"""

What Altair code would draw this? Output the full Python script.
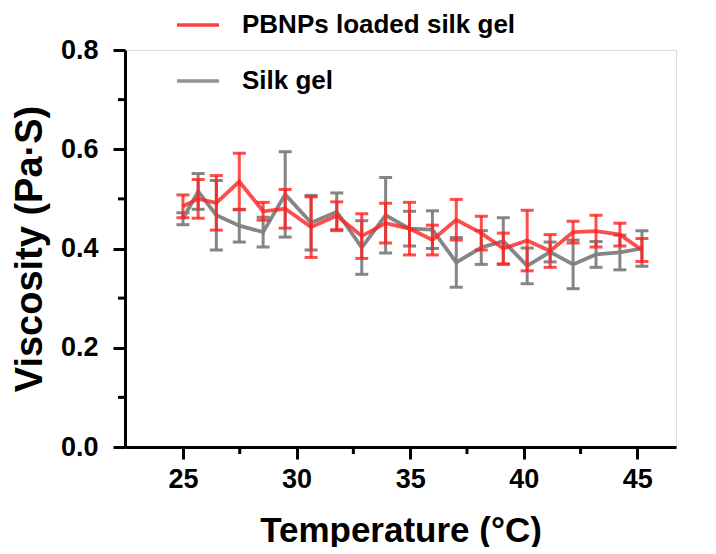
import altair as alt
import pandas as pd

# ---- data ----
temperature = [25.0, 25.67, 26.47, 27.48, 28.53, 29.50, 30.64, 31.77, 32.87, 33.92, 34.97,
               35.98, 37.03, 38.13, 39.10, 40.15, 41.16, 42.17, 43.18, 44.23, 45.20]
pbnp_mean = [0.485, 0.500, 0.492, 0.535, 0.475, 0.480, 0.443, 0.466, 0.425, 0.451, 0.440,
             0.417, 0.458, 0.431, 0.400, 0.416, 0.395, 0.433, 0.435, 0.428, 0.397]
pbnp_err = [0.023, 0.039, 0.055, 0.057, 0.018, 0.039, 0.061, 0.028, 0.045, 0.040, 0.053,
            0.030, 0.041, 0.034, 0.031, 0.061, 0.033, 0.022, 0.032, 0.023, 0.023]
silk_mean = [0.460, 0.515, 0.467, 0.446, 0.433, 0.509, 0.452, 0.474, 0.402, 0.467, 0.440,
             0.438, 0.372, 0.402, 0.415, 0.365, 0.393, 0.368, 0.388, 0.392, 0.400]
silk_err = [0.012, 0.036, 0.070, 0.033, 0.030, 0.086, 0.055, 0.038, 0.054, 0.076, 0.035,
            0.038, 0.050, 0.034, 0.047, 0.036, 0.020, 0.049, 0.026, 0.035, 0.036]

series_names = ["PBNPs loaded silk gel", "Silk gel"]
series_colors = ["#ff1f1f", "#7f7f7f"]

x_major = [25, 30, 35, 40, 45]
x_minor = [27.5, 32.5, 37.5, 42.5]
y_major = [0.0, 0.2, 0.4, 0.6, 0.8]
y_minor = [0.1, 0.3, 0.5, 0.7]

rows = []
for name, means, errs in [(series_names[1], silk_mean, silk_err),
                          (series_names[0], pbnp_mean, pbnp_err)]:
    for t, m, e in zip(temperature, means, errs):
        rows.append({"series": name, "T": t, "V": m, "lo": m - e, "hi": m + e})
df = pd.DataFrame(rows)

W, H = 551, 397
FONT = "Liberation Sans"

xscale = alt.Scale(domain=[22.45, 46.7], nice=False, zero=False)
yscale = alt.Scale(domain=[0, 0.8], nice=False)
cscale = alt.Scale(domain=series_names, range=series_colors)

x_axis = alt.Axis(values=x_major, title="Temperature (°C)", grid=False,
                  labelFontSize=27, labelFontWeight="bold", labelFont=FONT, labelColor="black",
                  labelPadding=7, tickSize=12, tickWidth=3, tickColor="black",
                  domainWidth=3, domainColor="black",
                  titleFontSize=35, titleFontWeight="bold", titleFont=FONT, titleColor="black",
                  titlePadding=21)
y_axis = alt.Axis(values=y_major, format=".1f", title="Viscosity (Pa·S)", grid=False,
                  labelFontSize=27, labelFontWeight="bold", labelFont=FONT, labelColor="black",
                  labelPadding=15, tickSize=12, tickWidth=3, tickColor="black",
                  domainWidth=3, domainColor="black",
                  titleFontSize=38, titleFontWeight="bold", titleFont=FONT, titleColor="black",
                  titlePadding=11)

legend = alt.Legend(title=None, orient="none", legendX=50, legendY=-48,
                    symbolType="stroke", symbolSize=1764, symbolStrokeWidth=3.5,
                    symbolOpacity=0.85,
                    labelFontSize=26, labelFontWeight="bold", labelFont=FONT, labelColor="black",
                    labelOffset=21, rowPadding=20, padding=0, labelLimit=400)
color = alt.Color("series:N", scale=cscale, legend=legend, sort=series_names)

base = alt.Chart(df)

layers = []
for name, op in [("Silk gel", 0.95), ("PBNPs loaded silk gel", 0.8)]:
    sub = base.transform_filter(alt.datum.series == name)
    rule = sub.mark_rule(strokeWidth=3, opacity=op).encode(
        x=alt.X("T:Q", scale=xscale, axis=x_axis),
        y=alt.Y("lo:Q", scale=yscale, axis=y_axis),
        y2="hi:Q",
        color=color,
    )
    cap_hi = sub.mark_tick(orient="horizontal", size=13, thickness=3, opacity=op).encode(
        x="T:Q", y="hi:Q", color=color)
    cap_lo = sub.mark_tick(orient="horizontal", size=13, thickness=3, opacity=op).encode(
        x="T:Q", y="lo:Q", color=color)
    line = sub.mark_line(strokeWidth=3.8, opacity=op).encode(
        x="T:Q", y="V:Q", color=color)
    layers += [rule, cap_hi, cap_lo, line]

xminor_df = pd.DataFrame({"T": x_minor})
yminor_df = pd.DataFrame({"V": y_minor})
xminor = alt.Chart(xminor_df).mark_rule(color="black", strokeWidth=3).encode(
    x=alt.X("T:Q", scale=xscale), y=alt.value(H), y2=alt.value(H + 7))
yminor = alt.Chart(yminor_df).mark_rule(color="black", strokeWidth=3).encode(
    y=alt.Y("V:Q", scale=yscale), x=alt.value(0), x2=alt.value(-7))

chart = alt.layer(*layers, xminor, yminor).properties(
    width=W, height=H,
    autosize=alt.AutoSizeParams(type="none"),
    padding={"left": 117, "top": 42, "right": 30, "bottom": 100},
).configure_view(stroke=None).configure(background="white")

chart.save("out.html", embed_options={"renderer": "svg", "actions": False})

"""

Task description - Make an exact copy of the lines from the top of the material through the line with "0.026, 0.035, 0.036]", pictures excluded.

Response -
What Altair code would draw this? Output the full Python script.
import altair as alt
import pandas as pd

# ---- data ----
temperature = [25.0, 25.67, 26.47, 27.48, 28.53, 29.50, 30.64, 31.77, 32.87, 33.92, 34.97,
               35.98, 37.03, 38.13, 39.10, 40.15, 41.16, 42.17, 43.18, 44.23, 45.20]
pbnp_mean = [0.485, 0.500, 0.492, 0.535, 0.475, 0.480, 0.443, 0.466, 0.425, 0.451, 0.440,
             0.417, 0.458, 0.431, 0.400, 0.416, 0.395, 0.433, 0.435, 0.428, 0.397]
pbnp_err = [0.023, 0.039, 0.055, 0.057, 0.018, 0.039, 0.061, 0.028, 0.045, 0.040, 0.053,
            0.030, 0.041, 0.034, 0.031, 0.061, 0.033, 0.022, 0.032, 0.023, 0.023]
silk_mean = [0.460, 0.515, 0.467, 0.446, 0.433, 0.509, 0.452, 0.474, 0.402, 0.467, 0.440,
             0.438, 0.372, 0.402, 0.415, 0.365, 0.393, 0.368, 0.388, 0.392, 0.400]
silk_err = [0.012, 0.036, 0.070, 0.033, 0.030, 0.086, 0.055, 0.038, 0.054, 0.076, 0.035,
            0.038, 0.050, 0.034, 0.047, 0.036, 0.020, 0.049, 0.026, 0.035, 0.036]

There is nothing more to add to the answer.